Qualche miglioramento sui mercati

Il debito pubblico nel febbraio di 2 anni fa era di 2.107 miliardi, ma nel dicembre scorso risultava salito a 2.170 miliardi, registrando una crescita di 63 miliardi di euro. Ma il vero confronto andrebbe operato con il dicembre del 2013, perché l’indebitamento della Pubblica Amministrazione tende ad aumentare vertiginosamente nella prima parte dell’anno, per l’accumulo di scorte di liquidità da parte del Tesoro, salvo scendere parzialmente negli ultimi mesi dell’esercizio. Ebbene, Letta chiuse il 2013 con un debito di 2.067,5 miliardi, per cui la crescita subita sotto il successore sarebbe stata di 102,4 miliardi.

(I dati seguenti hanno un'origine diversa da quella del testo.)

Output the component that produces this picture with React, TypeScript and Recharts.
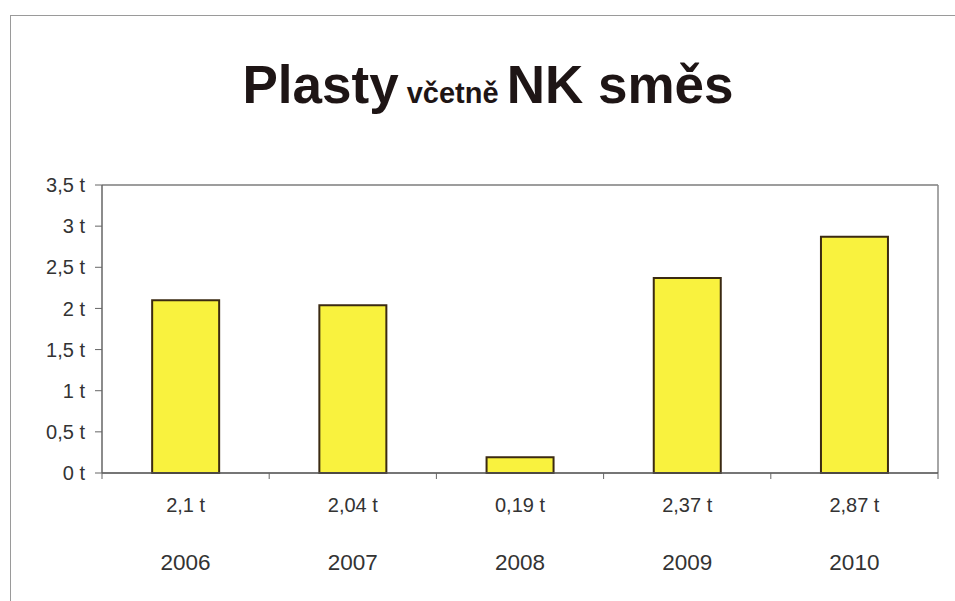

Si consideri che grazie alla BCE, nel 2015 si è registrato il più basso costo di rifinanziamento del debito, crollato allo 0,65% dall’1,35% del 2014 e dal 2,08% del 2013. Pressione fiscale: era al 44,3% nel 2013, mentre nel 2015 sarebbe scesa al 43,7%. E vediamo lo spread BTp-Bund. Misura il premio al rischio desiderato dagli investitori per acquistare titoli del debito pubblico italiano rispetto a quelli tedeschi. Era a 180 punti base nel febbraio del 2014, oggi si attesta a 135 bp sulla scadenza decennale. Va detto, però, che nel frattempo sono intervenuti gli stimoli monetari della BCE, che hanno ristretto il divario tra i bond dell’Eurozona, facendone crollare i rendimenti ai minimi storici. Per questo, prendiamo un altro parametro come riferimento per valutare lo stato di fiducia del mercato verso il nostro debito sovrano, ovvero le esposizioni degli investitori stranieri. Essi detenevano 652 miliardi di titoli italiani nel febbraio del 2014, mentre nel dicembre scorso ne possedevano per 719,8 miliardi: +67,8 miliardi. In termini percentuali, rispetto al debito quotato, si passa dal 36,8% al 38,5%.

Infine, analizziamo l’andamento della borsa, che certamente non è legato solo e tanto al governo in carica, ma che potrebbe suggerirci qualcosa sul riscontro di un esecutivo presso gli investitori privati nazionali ed esteri. Da quando Renzi è in carica, Piazza Affari registra un -15%, anche se aveva chiuso il 2015 con un rialzo del 17,6%. Sotto il governo Letta era cresciuta del 21%.